Чтобы оценить эту роль, обратимся еще раз к решающему в художественной метафизике Пастернака моменту распадения действительности на «свободные качества». В этот момент универсальный категориальный «ключ» оказывается (самым случайным и даже нелепым образом) потерян, и субъект растерянно оглядывается по сторонам, понимая, что «в дом» (гостеприимный дом разума) ему теперь не попасть. Что этот момент происходит «на площадке тронувшегося поезда», кажется мимолетной деталью, лишь подчеркивающей комическую катастрофичность ситуации. Она привлекает к себе внимание, однако, если вспомнить, какое огромное место и в стихах, и в прозе Пастернака занимают образы движения поезда, станций, путевых маневров, расписаний, и какой явной символической насыщенностью эти образы наделены в качестве весомо материального воплощения «воздушных путей» перекрещивающихся судеб.
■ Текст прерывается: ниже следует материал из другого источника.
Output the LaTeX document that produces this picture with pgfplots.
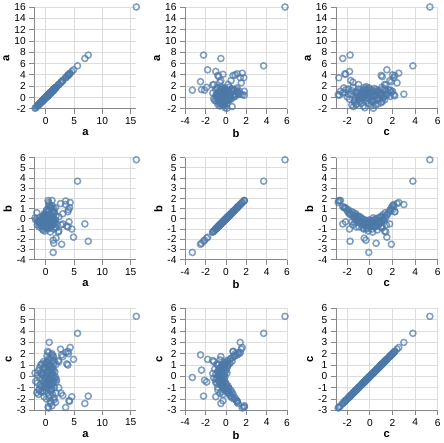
\documentclass[border=0pt]{standalone}
\usepackage{fontspec}
\setmainfont{Liberation Sans}
\usepackage{pgfplots}
\usepackage{pgfplotstable}
\pgfplotsset{compat=1.18}
\definecolor{ptc}{HTML}{4C78A8}
\definecolor{gridc}{HTML}{DDDDDD}
\definecolor{axc}{HTML}{888888}

\pgfplotstableread{
a b c
1.8 0.3 -1.5
-0.5 0.1 -1.4
0.9 0.2 -1.3
-1.2 -0.1 -1.2
0.4 0.0 -1.1
1.5 -0.3 -1.0
-0.8 -0.2 -0.9
0.2 -0.5 -0.8
1.1 -0.4 -0.7
-1.5 -0.6 -0.6
0.6 -0.3 -0.5
-0.3 -0.7 -0.4
1.9 -0.5 -0.3
0.0 -0.9 -0.2
-1.0 -0.6 -0.1
0.7 -0.8 0.0
1.3 -0.4 0.1
-0.6 -1.0 0.2
0.3 -0.6 0.3
1.6 -0.8 0.4
-1.3 -0.4 0.5
0.5 -0.7 0.6
1.0 -0.3 0.7
-0.2 -0.5 0.8
0.8 -0.2 0.9
-0.9 -0.4 1.0
1.4 0.0 1.1
0.1 -0.1 1.2
-0.4 0.2 1.3
1.2 0.1 1.4
0.4 0.4 1.5
-1.6 0.6 -1.45
0.0 0.5 -1.25
1.0 0.3 -1.05
-0.4 0.2 -0.85
0.9 0.0 -0.65
-1.8 -0.1 -0.45
0.5 -0.2 -0.25
1.7 -0.1 -0.05
-0.7 -0.2 0.15
0.2 -0.1 0.35
1.1 0.0 0.55
-1.1 0.1 0.75
0.6 0.2 0.95
-0.1 0.4 1.15
1.5 0.6 1.35
-0.9 -0.4 -1.35
0.3 -0.8 -0.95
1.4 -1.0 -0.55
-0.2 -1.2 -0.15
0.8 -1.3 0.25
-0.5 -1.1 0.65
1.8 -0.9 1.05
0.6 -0.6 1.45
0.2 -0.3 -0.6
-0.6 -0.5 -0.3
0.9 -0.6 -0.1
-0.3 -0.4 0.2
0.4 -0.5 0.5
1.2 -0.2 0.8
-0.7 -0.1 1.1
0.0 -0.2 -1.0
1.0 -0.1 -1.2
-0.2 0.0 -0.7
0.7 -0.4 -0.35
0.1 -0.7 0.05
-0.4 -0.8 0.45
0.5 -0.3 0.9
1.3 -0.6 -0.45
-1.0 -0.3 -0.75
0.3 -0.2 1.25
0.8 0.1 -1.15
-0.1 -0.6 0.75
0.6 -0.9 -0.6
-0.8 -0.7 0.3
1.6 -0.3 -0.2
-0.5 0.3 -1.3
0.2 0.2 1.0
1.1 -0.7 0.35
-1.4 -0.2 0.1
0.4 -1.0 -0.3
0.0 -0.4 -0.5
0.9 -0.1 0.6
-0.3 0.1 -1.0
0.9 1.1 -2.2
0.1 0.8 -2.0
1.5 0.6 -1.9
-0.3 0.5 -1.8
0.6 0.4 -1.7
1.2 0.7 -1.6
0.9 0.5 1.6
1.3 0.7 1.7
0.2 0.9 1.8
1.0 1.1 1.9
1.1 1.3 2.0
1.4 1.0 -2.1
0.8 1.2 -2.4
0.5 1.2 2.1
0.6 0.9 -1.9
-1.3 -0.3 -1.6
-1.2 -0.8 -1.2
16.0 5.8 5.3
5.6 3.7 3.8
7.5 -2.2 -1.75
6.9 -0.5 -2.4
4.9 -1.8 1.5
4.6 -1.0 -1.8
4.3 1.6 2.55
3.9 0.7 2.2
4.0 0.9 2.0
3.5 1.4 2.1
2.6 1.5 2.4
2.8 -2.5 1.9
3.5 1.75 -2.75
4.1 -0.3 -2.15
4.2 1.1 -2.2
3.9 -0.8 1.0
3.7 -0.7 1.1
1.3 -3.3 -0.1
1.4 -2.4 0.55
1.3 -2.1 -0.35
1.8 -1.9 -0.5
2.2 -1.3 1.4
0.4 1.8 -2.7
1.1 1.8 -2.6
0.5 1.6 -2.8
1.7 1.1 -2.3
0.6 1.4 3.0
0.3 0.7 2.2
1.3 0.8 1.8
3.0 -0.5 1.75
-1.9 0.1 0.3
3.0 0.5 -1.7
2.7 -0.6 -1.5
2.3 0.2 -1.0
2.3 -1.2 1.3
}\data

\pgfplotsset{
  sm/.style={
    width=100pt, height=100pt, scale only axis,
    axis x line*=bottom, axis y line*=left,
    axis line style={axc, line width=0.8pt, -},
    tick style={axc, line width=0.8pt},
    tick align=outside, major tick length=5pt,
    grid=major, grid style={gridc, line width=0.8pt},
    ticklabel style={font=\fontsize{10}{12}\selectfont},
    /pgf/number format/assume math mode=true,
    label style={font=\bfseries\fontsize{11}{13}\selectfont},
    xlabel style={yshift=2pt},
    ylabel style={yshift=-2pt},
    clip=false,
    anchor=north west,
  },
  xa/.style={xmin=-2,xmax=16,xtick={0,5,10,15},xlabel={a}},
  xb/.style={xmin=-4,xmax=6,xtick={-4,-2,...,6},xlabel={b}},
  xc/.style={xmin=-3,xmax=6,xtick={-2,0,...,6},xlabel={c}},
  ya/.style={ymin=-2,ymax=16,ytick={-2,0,...,16},ylabel={a}},
  yb/.style={ymin=-4,ymax=6,ytick={-4,-3,...,6},ylabel={b}},
  yc/.style={ymin=-3,ymax=6,ytick={-3,-2,...,6},ylabel={c}},
  pts/.style={only marks, mark=o, mark size=3pt,
    mark options={draw=ptc, line width=1.5pt, draw opacity=0.7}},
}

\begin{document}
\begin{tikzpicture}
% row 1 (y = a)
\begin{axis}[sm, xa, ya, at={(0pt,0pt)}]
\addplot[pts] table[x=a,y=a]{\data};
\end{axis}
\begin{axis}[sm, xb, ya, at={(148pt,0pt)}]
\addplot[pts] table[x=b,y=a]{\data};
\end{axis}
\begin{axis}[sm, xc, ya, at={(296pt,0pt)}]
\addplot[pts] table[x=c,y=a]{\data};
\end{axis}
% row 2 (y = b)
\begin{axis}[sm, xa, yb, at={(0pt,-148pt)}]
\addplot[pts] table[x=a,y=b]{\data};
\end{axis}
\begin{axis}[sm, xb, yb, at={(148pt,-148pt)}]
\addplot[pts] table[x=b,y=b]{\data};
\end{axis}
\begin{axis}[sm, xc, yb, at={(296pt,-148pt)}]
\addplot[pts] table[x=c,y=b]{\data};
\end{axis}
% row 3 (y = c)
\begin{axis}[sm, xa, yc, at={(0pt,-296pt)}]
\addplot[pts] table[x=a,y=c]{\data};
\end{axis}
\begin{axis}[sm, xb, yc, at={(148pt,-296pt)}]
\addplot[pts] table[x=b,y=c]{\data};
\end{axis}
\begin{axis}[sm, xc, yc, at={(296pt,-296pt)}]
\addplot[pts] table[x=c,y=c]{\data};
\end{axis}
\end{tikzpicture}
\end{document}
Об оставленном ключе, он же оставленное музыкальное призвание, путник не случайно вспомнил тотчас после того, как тронулся поезд. О потере ему напомнил ритм — ритмический стук колес на рельсах.
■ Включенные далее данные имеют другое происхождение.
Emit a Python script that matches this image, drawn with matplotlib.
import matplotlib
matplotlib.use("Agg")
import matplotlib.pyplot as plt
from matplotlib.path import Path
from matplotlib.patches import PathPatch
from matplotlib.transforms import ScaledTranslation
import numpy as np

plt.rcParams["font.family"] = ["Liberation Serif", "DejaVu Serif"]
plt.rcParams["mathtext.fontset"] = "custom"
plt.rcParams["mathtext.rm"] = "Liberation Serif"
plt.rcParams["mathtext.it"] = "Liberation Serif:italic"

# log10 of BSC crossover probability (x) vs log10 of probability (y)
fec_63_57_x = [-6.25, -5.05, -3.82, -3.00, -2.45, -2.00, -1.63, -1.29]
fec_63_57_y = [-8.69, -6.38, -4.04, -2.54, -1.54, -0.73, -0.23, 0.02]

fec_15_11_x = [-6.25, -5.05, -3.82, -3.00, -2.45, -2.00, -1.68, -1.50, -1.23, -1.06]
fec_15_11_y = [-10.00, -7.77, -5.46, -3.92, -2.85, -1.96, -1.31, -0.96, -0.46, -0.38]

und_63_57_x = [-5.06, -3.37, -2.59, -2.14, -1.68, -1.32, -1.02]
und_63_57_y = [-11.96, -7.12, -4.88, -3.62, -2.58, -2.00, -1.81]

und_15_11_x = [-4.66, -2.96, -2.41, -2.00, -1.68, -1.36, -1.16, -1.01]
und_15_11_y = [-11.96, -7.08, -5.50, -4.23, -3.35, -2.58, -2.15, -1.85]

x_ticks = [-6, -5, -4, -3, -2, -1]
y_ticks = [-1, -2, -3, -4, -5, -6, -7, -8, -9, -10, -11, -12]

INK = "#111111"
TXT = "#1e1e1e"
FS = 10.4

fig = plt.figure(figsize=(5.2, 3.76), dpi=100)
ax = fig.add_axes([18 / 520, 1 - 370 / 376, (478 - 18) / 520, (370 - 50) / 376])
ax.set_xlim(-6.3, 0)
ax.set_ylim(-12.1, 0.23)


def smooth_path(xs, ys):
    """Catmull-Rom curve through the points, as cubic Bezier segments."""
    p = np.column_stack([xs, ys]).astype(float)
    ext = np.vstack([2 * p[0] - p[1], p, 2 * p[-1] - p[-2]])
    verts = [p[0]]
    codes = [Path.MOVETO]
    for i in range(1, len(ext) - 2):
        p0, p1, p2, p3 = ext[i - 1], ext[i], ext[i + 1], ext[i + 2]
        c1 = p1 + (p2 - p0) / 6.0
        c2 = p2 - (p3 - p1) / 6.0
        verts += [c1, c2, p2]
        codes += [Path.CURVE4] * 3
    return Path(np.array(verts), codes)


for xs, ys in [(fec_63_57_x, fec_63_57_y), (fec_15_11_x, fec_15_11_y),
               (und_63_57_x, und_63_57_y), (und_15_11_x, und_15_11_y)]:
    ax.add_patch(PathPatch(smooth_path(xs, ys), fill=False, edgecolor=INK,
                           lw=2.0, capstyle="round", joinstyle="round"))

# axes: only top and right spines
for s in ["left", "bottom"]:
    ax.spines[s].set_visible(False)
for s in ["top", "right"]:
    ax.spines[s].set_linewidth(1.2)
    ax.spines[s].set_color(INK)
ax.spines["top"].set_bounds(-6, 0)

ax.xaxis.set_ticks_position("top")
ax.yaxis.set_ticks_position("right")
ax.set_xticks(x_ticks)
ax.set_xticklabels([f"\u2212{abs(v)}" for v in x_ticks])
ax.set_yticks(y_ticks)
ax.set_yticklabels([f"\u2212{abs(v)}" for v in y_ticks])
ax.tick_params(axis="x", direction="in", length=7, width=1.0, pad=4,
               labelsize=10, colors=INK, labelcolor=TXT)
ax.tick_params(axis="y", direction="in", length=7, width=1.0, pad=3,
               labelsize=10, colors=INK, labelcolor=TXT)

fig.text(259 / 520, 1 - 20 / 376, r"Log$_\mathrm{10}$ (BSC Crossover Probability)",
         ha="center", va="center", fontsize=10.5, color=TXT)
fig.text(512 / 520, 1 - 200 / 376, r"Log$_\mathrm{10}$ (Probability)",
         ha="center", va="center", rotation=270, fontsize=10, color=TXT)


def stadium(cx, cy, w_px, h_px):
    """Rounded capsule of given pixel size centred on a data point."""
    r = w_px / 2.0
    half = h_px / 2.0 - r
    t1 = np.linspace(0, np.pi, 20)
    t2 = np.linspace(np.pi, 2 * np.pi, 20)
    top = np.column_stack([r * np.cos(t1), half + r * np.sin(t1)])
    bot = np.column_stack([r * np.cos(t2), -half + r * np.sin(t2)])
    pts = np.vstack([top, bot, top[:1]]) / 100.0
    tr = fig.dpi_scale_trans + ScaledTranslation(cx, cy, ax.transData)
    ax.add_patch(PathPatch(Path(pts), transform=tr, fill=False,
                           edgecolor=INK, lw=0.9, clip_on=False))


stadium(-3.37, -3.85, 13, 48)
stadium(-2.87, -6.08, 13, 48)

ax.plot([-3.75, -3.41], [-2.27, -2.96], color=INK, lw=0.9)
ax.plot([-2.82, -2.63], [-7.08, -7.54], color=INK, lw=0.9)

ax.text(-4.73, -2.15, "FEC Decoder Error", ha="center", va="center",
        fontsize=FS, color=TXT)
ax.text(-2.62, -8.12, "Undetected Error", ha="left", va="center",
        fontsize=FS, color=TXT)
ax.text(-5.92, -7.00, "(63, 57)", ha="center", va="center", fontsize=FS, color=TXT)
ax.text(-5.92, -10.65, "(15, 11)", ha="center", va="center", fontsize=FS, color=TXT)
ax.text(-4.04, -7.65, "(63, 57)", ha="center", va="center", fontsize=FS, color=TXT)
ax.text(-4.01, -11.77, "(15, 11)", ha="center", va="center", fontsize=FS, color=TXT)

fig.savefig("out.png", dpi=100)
Перед нами одно из пастернаковских кризисных откровений, когда в самый момент катастрофической потери некий голос возвещает новое рождение и направляет судьбу по новому пути. В последующих главах мы не раз обратимся к таким критическим моментам в произведениях Пастернака (в первую очередь, в «Докторе Живаго»), и в автобиографических самоописаниях. Важно заметить, что неизменным компонентом этих кризисных ситуаций является их ритмическое сопровождение: барабанная дробь в «параде» дагомейских «невольниц»; «ритмы галопа и падения» в катастрофе 6 августа 1903 года; стук колес поезда или трамвая на рельсах; сложные ритмы паровозных маневров и «курсирующих по городу трамваев»; голос механической кукушки «в лесу часов»; полиритмическая перекличка птиц; и наконец, «переклички» различных поэтических размеров.